The Zika virus is mainly transmitted through the Aedes Aegypti mosquito, which also carries dengue fever. The virus has been linked to microcephaly- a condition that causes babies to be born with unusually small heads and, in vast majority of cases, damaged brains. Currently, there is no vaccine or specific medicine to treat Zika.
The Zika virus is characterised by a low grade fever (from 37.5 degree Celsius to 38 degree Celsius). The symptoms are similar to other arbovirus infections such as dengue and include skin rashes, muscle pain, joint pain with possible swelling (notable of the small joints of the hands and feet), headaches, conjunctivitis and malaise. The incubation period is usually between three and 12 days.
Pregnant women suspected of carrying the Zika virus must get ultrasound scans to detect congenital microcephaly in babies.
Suspected cases of the Zika virus include people who are travelling from Zika-hit regions, those who have at least two out of the above-mentioned clinical symptoms and those who have Guillain Barre syndrome and microcephaly, among others.

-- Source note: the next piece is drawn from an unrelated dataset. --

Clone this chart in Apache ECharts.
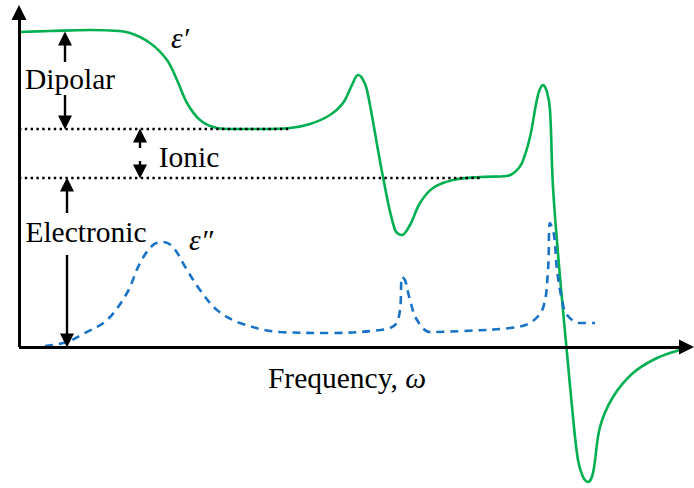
<!DOCTYPE html>
<html><head><meta charset="utf-8">
<script src="https://cdn.jsdelivr.net/npm/echarts@6/dist/echarts.min.js"></script>
<style>html,body{margin:0;padding:0;background:#fff}#c{width:694px;height:488px}</style>
</head><body><div id="c"></div>
<script>
// Real part of permittivity, epsilon'
const EPS1_X = [0, 3.1, 7.1, 9.1, 11.1, 13.1, 14.8, 15.8, 16.8, 18.1, 19.8, 21.4, 24.1, 27.1, 29.1, 31.1, 32.4, 33.3, 33.9, 34.3, 34.8, 36.4, 37.6, 38.3, 39.1, 40.1, 41.4, 43.4, 46.1, 48.8, 49.6, 50.3, 51.1, 51.9, 52.4, 52.8, 53.1, 53.4, 54.1, 54.8, 55.4, 55.9, 56.4, 56.9, 57.4, 58.1, 59.4, 61.4, 63.8, 66.1];
const EPS1_Y = [31.5, 31.6, 31.7, 31.65, 31.4, 30.4, 28.7, 26.7, 24.4, 22.7, 21.9, 21.8, 21.8, 21.9, 22.3, 23.2, 24.4, 26.2, 27.2, 26.9, 25.7, 17.0, 11.7, 11.2, 12.2, 14.4, 15.9, 16.7, 17.0, 17.1, 17.5, 18.4, 21.0, 25.2, 26.2, 25.5, 23.7, 16.0, 7.0, -0.6, -7.0, -11.3, -13.0, -13.5, -12.6, -8.0, -5.0, -2.6, -1.1, -0.3];
// Imaginary part, epsilon''
const EPS2_X = [2.6, 4.8, 6.4, 8.8, 10.8, 12.1, 13.4, 14.4, 15.4, 16.8, 18.1, 19.8, 22.1, 26.1, 31.1, 36.1, 37.6, 38.1, 38.3, 38.6, 39.1, 39.8, 41.1, 44.4, 49.1, 51.1, 52.4, 52.9, 53.1, 53.5, 53.8, 54.3, 54.8, 56.1, 57.6];
const EPS2_Y = [0.1, 0.5, 1.3, 2.7, 5.4, 8.4, 10.2, 10.5, 10.0, 7.7, 5.7, 3.7, 2.4, 1.5, 1.4, 1.7, 2.2, 3.7, 7.0, 6.7, 4.7, 2.7, 1.5, 1.6, 1.9, 2.4, 3.9, 7.7, 12.4, 11.2, 7.7, 4.7, 3.2, 2.4, 2.4];
// Plateau levels
const LEVEL_STATIC = 31.5;
const LEVEL_DIPOLAR = 21.8;
const LEVEL_IONIC = 16.9;
const LEVEL_ZERO = 0;
const DIPOLAR_END_X = 27.1;
const IONIC_END_X = 46.1;
// Arrow annotations: [x, from-y, tip-y]
const ARROWS = [
  [4.6, 28.5, LEVEL_STATIC],
  [4.6, 25.2, LEVEL_DIPOLAR],
  [12.1, 19.9, LEVEL_DIPOLAR],
  [12.1, 18.6, LEVEL_IONIC],
  [4.8, 13.4, LEVEL_IONIC],
  [4.8, 9.2, LEVEL_ZERO]
];
const AXIS_X_END = 67.5;
const AXIS_Y_END = 34.2;

const chart = echarts.init(document.getElementById('c'), null, {renderer: 'svg'});
const zip = (xs, ys) => xs.map((x, i) => [x, ys[i]]);
const HEAD = 0.65; // half arrow head in data units (for tip placement)

const arrowData = ARROWS.map(([x, y0, y1]) => {
  const s = Math.sign(y1 - y0);
  return [{coord: [x, y0], symbol: 'none'}, {coord: [x, y1 - s * HEAD], symbol: 'triangle', symbolSize: 14}];
});
const axisData = [
  [{coord: [0, 0], symbol: 'none'}, {coord: [AXIS_X_END - 0.75, 0], symbol: 'triangle', symbolSize: 15}],
  [{coord: [0, 0], symbol: 'none'}, {coord: [0, AXIS_Y_END - 0.75], symbol: 'triangle', symbolSize: 15}]
];
const SERIF = 'Liberation Serif';
const FS = 29.5;
const txt = (t, x, y, italic) => ({
  type: 'text', x: x, y: y,
  style: {text: t, fontFamily: SERIF, fontSize: FS, fontStyle: italic ? 'italic' : 'normal', fill: '#000', textAlign: 'center', textVerticalAlign: 'middle'}
});

chart.setOption({
  animation: false,
  grid: {left: 19, right: 0, top: 0, bottom: 0},
  xAxis: {type: 'value', min: 0, max: AXIS_X_END, show: false},
  yAxis: {type: 'value', min: -14.1, max: 34.7, show: false},
  series: [
    {
      type: 'line', name: 'levels', data: [], silent: true,
      markLine: {
        silent: true, animation: false, symbol: ['none', 'none'], label: {show: false},
        lineStyle: {color: '#000', width: 2.4, type: [2.4, 3.4]},
        data: [
          [{coord: [0, LEVEL_DIPOLAR]}, {coord: [DIPOLAR_END_X, LEVEL_DIPOLAR]}],
          [{coord: [0, LEVEL_IONIC]}, {coord: [IONIC_END_X, LEVEL_IONIC]}]
        ]
      }
    },
    {
      type: 'line', name: "ε'", data: zip(EPS1_X, EPS1_Y), smooth: 0.35, showSymbol: false,
      lineStyle: {color: '#00b050', width: 2.6}, z: 3
    },
    {
      type: 'line', name: "ε''", data: zip(EPS2_X, EPS2_Y), smooth: 0.35, showSymbol: false,
      lineStyle: {color: '#1873c6', width: 2.6, type: [8, 6]}, z: 3
    },
    {
      type: 'line', name: 'axes', data: [], silent: true, z: 4,
      markLine: {
        silent: true, animation: false, label: {show: false},
        lineStyle: {color: '#000', width: 3, type: 'solid'},
        itemStyle: {color: '#000'},
        data: axisData
      }
    },
    {
      type: 'line', name: 'arrows', data: [], silent: true, z: 4,
      markLine: {
        silent: true, animation: false, label: {show: false},
        lineStyle: {color: '#000', width: 2.4, type: 'solid'},
        itemStyle: {color: '#000'},
        data: arrowData
      }
    }
  ],
  graphic: [
    txt('Dipolar', 70, 79, false),
    txt('Ionic', 189, 157, false),
    txt('Electronic', 86, 232, false),
    txt('ε′', 180, 38, true),
    txt('ε″', 201, 240, true),
    {type: 'text', x: 347, y: 378, style: {
      text: '{n|Frequency, }{i|ω}', textAlign: 'center', textVerticalAlign: 'middle', fill: '#000',
      rich: {n: {fontFamily: SERIF, fontSize: FS, fill: '#000'}, i: {fontFamily: SERIF, fontSize: FS, fontStyle: 'italic', fill: '#000'}}
    }}
  ]
});
</script>
</body></html>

According to the MoH, no cases of Zika fever have been reported in Vietnam so far. As there is no vaccine against the virus, the best modes of prevention are to kill mosquitoes and lower the risk of being bitten.
Zika virus was first indentified in Uganda in 1947 in rhesus monkeys. It was identified in humans five years later in Uganda and Tanzania .
The World Health Organisation said the Zika virus is spreading explosively. By January 19, 27 countries and territories worldwide had confirmed Zika infections.